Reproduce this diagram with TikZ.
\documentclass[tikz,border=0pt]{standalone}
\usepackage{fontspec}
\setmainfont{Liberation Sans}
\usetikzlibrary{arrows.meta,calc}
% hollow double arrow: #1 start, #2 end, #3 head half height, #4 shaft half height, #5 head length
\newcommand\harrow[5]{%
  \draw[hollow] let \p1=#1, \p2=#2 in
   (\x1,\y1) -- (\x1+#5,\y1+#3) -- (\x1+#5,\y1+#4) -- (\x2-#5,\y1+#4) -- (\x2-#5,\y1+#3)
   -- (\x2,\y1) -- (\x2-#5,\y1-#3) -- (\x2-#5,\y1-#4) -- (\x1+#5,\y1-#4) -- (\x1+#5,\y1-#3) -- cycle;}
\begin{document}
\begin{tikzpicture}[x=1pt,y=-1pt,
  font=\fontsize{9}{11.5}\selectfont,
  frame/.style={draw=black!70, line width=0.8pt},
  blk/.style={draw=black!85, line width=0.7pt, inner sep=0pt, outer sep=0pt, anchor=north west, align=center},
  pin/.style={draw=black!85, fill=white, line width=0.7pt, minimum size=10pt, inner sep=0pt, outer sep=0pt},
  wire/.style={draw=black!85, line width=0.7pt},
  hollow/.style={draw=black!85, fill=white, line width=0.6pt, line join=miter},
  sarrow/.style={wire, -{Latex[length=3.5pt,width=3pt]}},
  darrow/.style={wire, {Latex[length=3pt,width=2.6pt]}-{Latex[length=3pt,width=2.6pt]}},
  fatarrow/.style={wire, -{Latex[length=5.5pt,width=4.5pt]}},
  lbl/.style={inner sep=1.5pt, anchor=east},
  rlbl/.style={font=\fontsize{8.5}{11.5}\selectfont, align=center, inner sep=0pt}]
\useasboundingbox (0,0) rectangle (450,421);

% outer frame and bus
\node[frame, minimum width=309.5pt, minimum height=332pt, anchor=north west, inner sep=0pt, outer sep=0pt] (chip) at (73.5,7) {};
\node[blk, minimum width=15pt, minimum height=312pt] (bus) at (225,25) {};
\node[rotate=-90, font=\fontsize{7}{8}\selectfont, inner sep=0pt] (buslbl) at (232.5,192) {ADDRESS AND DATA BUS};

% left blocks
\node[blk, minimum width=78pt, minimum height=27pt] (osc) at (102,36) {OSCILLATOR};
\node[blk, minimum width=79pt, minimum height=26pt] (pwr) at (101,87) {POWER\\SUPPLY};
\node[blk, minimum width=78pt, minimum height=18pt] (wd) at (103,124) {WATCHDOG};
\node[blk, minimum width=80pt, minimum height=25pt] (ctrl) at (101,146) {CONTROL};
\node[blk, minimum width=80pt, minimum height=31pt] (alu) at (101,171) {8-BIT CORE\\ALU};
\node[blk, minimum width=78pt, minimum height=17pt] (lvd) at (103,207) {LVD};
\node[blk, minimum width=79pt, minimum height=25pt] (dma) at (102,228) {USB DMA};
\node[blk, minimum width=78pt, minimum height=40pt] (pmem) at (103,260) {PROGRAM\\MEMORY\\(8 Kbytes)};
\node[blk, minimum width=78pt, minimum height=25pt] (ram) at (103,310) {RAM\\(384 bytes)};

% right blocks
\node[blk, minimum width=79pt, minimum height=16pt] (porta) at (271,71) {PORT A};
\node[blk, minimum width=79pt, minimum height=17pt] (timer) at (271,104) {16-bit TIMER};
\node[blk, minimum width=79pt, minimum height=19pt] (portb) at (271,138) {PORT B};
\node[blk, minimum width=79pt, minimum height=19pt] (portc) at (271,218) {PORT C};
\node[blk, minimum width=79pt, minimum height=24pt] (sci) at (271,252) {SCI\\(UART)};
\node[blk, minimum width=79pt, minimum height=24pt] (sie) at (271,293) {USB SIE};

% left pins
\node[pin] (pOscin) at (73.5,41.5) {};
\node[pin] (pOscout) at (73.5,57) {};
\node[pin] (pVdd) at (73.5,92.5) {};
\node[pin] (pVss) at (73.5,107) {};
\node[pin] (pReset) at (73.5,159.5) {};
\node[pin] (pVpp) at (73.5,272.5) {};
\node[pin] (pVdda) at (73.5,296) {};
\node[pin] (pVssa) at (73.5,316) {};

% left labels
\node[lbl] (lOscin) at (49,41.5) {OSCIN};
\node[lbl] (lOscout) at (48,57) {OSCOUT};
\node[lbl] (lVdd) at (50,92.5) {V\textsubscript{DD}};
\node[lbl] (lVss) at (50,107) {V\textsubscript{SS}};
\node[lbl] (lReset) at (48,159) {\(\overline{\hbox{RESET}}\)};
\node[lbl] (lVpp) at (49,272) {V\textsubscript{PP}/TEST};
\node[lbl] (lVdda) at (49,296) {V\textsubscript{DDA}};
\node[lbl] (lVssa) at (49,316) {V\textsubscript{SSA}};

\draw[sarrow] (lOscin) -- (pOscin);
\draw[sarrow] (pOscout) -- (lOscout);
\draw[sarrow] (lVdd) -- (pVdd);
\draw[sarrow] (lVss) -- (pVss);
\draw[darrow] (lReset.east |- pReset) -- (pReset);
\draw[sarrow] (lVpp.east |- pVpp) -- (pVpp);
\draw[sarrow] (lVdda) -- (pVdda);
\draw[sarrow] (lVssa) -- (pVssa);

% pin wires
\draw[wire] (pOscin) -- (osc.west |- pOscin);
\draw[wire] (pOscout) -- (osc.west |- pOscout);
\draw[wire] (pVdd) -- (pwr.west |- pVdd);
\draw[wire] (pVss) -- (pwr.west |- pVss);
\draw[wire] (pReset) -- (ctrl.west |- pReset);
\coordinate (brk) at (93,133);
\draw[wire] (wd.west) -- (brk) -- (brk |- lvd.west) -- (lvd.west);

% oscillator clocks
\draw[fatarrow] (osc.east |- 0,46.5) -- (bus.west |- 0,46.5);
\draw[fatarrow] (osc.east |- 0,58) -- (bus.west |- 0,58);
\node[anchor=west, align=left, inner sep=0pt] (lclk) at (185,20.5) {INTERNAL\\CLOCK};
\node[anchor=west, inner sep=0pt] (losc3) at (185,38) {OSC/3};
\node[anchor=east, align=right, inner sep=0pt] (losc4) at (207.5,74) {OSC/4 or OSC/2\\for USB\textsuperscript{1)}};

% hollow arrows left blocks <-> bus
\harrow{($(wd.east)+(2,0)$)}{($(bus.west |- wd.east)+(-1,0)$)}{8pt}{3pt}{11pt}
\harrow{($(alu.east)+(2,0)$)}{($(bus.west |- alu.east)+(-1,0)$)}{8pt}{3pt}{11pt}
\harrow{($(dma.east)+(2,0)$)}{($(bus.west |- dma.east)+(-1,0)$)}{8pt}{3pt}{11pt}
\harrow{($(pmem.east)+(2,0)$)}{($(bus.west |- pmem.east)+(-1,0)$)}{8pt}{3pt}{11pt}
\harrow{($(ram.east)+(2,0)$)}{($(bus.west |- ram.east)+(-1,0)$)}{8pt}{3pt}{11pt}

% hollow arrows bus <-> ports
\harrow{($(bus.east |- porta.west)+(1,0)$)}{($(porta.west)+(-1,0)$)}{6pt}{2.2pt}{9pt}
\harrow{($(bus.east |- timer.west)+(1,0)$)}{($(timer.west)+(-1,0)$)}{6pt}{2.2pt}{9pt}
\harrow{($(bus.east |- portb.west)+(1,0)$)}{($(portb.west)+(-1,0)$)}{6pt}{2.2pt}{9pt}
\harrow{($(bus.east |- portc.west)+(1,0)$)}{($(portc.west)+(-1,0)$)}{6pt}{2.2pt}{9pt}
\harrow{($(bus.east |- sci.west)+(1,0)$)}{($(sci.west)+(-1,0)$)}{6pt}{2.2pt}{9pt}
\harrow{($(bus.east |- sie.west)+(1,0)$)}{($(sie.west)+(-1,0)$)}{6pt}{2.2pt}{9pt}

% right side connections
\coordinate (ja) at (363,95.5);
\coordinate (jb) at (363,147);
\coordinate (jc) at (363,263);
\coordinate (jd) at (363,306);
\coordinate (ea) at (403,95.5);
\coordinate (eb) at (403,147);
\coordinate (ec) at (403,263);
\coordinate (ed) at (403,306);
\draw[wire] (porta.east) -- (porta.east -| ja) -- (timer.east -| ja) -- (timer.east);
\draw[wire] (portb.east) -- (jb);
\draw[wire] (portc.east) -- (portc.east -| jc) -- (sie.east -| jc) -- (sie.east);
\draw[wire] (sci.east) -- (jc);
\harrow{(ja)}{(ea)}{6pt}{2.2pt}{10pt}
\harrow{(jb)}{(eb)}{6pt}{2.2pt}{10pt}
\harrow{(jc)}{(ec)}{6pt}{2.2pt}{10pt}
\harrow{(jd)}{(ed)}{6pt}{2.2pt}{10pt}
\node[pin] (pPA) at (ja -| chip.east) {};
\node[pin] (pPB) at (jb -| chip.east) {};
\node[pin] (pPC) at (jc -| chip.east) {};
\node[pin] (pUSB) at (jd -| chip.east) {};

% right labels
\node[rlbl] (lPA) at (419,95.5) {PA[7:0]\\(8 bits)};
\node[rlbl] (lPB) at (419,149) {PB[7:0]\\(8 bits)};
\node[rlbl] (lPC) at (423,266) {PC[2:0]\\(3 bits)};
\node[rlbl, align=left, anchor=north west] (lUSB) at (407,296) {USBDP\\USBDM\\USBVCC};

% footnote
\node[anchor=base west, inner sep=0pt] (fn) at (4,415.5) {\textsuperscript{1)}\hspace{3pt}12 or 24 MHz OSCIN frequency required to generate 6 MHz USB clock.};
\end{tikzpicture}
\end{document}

:::

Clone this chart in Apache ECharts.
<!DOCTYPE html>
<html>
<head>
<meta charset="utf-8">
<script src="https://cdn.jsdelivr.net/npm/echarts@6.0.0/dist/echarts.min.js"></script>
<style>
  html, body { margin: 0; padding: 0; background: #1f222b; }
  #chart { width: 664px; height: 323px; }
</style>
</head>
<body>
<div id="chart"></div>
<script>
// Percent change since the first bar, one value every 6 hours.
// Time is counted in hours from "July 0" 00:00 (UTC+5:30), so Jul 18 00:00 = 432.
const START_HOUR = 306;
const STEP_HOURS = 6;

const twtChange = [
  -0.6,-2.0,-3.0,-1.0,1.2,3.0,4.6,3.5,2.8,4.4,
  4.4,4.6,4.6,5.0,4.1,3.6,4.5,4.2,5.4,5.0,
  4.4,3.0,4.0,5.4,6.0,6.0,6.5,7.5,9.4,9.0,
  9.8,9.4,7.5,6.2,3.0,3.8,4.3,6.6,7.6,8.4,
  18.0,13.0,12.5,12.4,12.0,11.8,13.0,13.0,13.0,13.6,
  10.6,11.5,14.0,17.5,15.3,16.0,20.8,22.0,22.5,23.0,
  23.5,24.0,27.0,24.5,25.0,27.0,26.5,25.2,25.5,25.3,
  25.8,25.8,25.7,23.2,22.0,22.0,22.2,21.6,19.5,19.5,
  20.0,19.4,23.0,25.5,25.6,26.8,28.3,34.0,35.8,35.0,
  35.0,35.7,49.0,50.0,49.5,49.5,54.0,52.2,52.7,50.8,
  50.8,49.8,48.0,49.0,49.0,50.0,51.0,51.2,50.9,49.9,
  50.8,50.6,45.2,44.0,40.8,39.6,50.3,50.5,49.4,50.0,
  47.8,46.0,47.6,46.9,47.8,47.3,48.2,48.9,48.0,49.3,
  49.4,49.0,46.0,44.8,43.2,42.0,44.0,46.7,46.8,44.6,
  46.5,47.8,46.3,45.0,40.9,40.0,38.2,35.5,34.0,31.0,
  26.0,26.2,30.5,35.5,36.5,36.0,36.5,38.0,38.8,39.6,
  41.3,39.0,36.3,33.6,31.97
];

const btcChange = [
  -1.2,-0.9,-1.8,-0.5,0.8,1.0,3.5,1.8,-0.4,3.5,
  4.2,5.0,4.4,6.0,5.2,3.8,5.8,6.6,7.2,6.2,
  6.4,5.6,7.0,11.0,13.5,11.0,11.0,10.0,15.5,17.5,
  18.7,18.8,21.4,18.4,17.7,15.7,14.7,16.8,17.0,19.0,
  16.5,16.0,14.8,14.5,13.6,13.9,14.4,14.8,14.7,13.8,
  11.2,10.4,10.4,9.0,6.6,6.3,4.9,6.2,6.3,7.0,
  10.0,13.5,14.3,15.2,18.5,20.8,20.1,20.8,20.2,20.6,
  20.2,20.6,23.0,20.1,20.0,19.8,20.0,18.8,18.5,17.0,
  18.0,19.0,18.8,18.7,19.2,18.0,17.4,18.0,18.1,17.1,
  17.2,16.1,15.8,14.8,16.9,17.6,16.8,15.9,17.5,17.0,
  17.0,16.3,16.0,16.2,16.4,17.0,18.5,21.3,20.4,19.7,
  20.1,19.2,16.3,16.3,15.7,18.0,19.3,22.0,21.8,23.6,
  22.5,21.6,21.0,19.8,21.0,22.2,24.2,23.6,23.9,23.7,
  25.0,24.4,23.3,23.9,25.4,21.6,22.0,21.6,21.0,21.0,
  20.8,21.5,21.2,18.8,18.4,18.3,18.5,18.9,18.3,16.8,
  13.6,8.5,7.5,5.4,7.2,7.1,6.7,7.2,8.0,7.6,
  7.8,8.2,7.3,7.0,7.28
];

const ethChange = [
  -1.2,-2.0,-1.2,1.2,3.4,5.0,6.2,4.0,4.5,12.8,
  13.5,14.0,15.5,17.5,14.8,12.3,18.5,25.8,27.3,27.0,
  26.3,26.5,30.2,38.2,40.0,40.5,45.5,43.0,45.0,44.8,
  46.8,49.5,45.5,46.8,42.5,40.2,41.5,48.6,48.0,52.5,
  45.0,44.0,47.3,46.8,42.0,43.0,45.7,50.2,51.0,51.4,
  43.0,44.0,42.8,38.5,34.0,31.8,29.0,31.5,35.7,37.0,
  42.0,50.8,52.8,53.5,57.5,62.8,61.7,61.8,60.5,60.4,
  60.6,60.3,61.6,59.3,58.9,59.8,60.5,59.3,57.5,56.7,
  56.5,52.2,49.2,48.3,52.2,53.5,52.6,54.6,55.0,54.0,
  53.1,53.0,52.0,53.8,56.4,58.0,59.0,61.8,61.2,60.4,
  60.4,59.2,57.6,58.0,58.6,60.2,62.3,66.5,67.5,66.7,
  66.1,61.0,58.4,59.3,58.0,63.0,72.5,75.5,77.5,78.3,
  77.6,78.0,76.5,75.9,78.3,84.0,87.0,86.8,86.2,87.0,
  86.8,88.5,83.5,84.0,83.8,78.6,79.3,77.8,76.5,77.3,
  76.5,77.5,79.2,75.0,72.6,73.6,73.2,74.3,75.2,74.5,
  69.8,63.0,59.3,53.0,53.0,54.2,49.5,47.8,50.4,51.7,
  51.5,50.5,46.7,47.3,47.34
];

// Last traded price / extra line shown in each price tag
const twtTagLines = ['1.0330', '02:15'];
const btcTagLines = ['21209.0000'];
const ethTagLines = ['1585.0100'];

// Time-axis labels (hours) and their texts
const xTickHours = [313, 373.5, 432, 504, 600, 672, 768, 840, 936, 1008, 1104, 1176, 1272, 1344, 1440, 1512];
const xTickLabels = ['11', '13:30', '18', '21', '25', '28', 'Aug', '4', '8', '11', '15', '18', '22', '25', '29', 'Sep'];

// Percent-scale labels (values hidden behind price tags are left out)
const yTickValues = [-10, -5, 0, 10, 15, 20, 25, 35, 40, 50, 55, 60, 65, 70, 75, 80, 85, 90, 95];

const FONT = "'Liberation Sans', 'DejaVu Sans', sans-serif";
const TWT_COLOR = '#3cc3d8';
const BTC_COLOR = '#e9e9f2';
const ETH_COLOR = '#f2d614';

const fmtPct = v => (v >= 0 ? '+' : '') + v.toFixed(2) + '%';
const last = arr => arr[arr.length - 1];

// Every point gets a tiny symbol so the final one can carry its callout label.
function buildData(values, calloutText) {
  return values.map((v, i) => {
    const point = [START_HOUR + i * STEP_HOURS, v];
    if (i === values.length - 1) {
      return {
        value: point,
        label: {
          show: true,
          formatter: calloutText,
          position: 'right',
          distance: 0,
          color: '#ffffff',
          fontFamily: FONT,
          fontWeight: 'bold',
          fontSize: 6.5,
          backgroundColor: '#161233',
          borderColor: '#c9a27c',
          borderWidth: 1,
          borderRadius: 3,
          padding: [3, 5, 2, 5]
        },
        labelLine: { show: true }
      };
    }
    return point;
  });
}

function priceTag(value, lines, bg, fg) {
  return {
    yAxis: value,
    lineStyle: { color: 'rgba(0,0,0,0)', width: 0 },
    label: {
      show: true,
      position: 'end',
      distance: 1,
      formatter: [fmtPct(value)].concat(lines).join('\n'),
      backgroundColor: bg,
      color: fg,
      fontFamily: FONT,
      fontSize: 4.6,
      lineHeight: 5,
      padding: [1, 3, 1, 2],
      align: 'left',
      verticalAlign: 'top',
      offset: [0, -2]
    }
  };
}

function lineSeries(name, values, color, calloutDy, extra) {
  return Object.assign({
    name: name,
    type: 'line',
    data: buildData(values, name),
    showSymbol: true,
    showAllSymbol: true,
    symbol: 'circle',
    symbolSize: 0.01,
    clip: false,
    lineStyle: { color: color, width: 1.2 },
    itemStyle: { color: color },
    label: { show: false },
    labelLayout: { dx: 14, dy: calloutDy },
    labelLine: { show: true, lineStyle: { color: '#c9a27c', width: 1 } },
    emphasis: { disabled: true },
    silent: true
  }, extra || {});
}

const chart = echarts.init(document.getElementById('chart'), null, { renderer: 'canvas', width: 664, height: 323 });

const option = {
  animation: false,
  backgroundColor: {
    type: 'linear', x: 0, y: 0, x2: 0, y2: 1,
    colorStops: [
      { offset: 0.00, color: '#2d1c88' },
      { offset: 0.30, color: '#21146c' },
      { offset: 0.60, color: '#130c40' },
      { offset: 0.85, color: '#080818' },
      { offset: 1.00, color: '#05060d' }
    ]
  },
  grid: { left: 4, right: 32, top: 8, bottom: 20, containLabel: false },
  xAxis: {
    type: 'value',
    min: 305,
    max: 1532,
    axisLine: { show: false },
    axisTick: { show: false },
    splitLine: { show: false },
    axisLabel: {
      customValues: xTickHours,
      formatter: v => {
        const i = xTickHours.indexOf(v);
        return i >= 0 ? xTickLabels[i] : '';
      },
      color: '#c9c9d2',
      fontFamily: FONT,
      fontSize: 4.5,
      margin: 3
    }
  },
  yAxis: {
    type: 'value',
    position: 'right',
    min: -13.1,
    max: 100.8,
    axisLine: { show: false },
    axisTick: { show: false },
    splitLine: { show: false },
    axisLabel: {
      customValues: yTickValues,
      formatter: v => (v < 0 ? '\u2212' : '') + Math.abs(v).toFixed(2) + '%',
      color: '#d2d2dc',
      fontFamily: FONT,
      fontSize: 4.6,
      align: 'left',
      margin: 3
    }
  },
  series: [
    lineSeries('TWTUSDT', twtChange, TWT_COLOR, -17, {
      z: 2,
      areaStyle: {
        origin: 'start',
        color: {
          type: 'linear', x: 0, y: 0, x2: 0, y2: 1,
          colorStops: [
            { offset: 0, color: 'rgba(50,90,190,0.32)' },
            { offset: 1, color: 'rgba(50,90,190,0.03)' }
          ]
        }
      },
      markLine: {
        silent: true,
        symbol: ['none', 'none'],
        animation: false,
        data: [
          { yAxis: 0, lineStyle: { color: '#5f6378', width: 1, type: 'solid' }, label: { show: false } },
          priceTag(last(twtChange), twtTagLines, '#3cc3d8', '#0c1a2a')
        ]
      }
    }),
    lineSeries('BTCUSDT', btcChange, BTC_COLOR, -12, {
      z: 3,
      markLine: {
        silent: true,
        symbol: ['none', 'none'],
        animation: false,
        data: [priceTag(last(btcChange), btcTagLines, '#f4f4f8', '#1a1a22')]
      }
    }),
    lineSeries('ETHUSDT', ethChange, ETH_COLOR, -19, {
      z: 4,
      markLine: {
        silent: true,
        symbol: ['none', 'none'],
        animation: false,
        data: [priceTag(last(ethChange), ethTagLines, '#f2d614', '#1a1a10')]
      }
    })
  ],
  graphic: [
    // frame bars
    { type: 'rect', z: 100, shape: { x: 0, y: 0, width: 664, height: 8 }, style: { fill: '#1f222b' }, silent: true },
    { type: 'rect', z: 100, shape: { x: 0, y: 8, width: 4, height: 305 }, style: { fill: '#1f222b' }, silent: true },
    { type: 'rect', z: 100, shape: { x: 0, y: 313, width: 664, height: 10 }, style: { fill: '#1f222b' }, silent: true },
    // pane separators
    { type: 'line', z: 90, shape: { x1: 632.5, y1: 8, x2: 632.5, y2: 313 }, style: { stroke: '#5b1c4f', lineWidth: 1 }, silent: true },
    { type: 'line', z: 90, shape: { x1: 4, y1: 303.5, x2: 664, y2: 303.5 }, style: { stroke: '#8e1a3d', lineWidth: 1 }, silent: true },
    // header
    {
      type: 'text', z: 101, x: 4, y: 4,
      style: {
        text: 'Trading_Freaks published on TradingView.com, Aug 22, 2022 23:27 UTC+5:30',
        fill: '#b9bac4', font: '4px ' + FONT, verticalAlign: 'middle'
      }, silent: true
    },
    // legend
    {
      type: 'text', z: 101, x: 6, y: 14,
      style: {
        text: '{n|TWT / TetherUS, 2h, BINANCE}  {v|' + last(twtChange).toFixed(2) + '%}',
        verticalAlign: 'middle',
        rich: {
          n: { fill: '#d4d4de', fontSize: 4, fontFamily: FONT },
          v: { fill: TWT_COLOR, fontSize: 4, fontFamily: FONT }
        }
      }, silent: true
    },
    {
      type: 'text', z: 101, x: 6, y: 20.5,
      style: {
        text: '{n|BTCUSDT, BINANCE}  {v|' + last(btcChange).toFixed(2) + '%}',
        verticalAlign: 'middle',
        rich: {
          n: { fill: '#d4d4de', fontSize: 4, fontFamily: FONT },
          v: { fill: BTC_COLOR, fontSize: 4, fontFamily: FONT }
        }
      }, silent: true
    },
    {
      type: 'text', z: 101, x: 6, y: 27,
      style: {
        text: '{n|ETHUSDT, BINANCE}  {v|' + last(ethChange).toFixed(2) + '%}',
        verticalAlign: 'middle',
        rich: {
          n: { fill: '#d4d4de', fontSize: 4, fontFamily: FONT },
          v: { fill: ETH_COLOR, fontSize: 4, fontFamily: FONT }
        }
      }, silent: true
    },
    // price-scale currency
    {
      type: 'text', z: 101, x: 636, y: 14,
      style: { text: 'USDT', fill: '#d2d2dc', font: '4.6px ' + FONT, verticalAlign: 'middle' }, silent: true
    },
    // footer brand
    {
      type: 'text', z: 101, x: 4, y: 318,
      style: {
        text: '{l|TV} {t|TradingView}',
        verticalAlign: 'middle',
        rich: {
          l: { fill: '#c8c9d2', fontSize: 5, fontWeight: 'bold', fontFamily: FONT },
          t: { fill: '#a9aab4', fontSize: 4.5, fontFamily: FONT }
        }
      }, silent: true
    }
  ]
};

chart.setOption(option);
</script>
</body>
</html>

:::

- [PROBLEM STATEMENT]:
Return the lines from the line with "Clone this chart in Apache ECharts." through the line with "const STEP_HOURS = 6;", inclusive, exactly as they stand, and nothing else.

- [TASK RESULT]:
Clone this chart in Apache ECharts.
<!DOCTYPE html>
<html>
<head>
<meta charset="utf-8">
<script src="https://cdn.jsdelivr.net/npm/echarts@6.0.0/dist/echarts.min.js"></script>
<style>
  html, body { margin: 0; padding: 0; background: #1f222b; }
  #chart { width: 664px; height: 323px; }
</style>
</head>
<body>
<div id="chart"></div>
<script>
// Percent change since the first bar, one value every 6 hours.
// Time is counted in hours from "July 0" 00:00 (UTC+5:30), so Jul 18 00:00 = 432.
const START_HOUR = 306;
const STEP_HOURS = 6;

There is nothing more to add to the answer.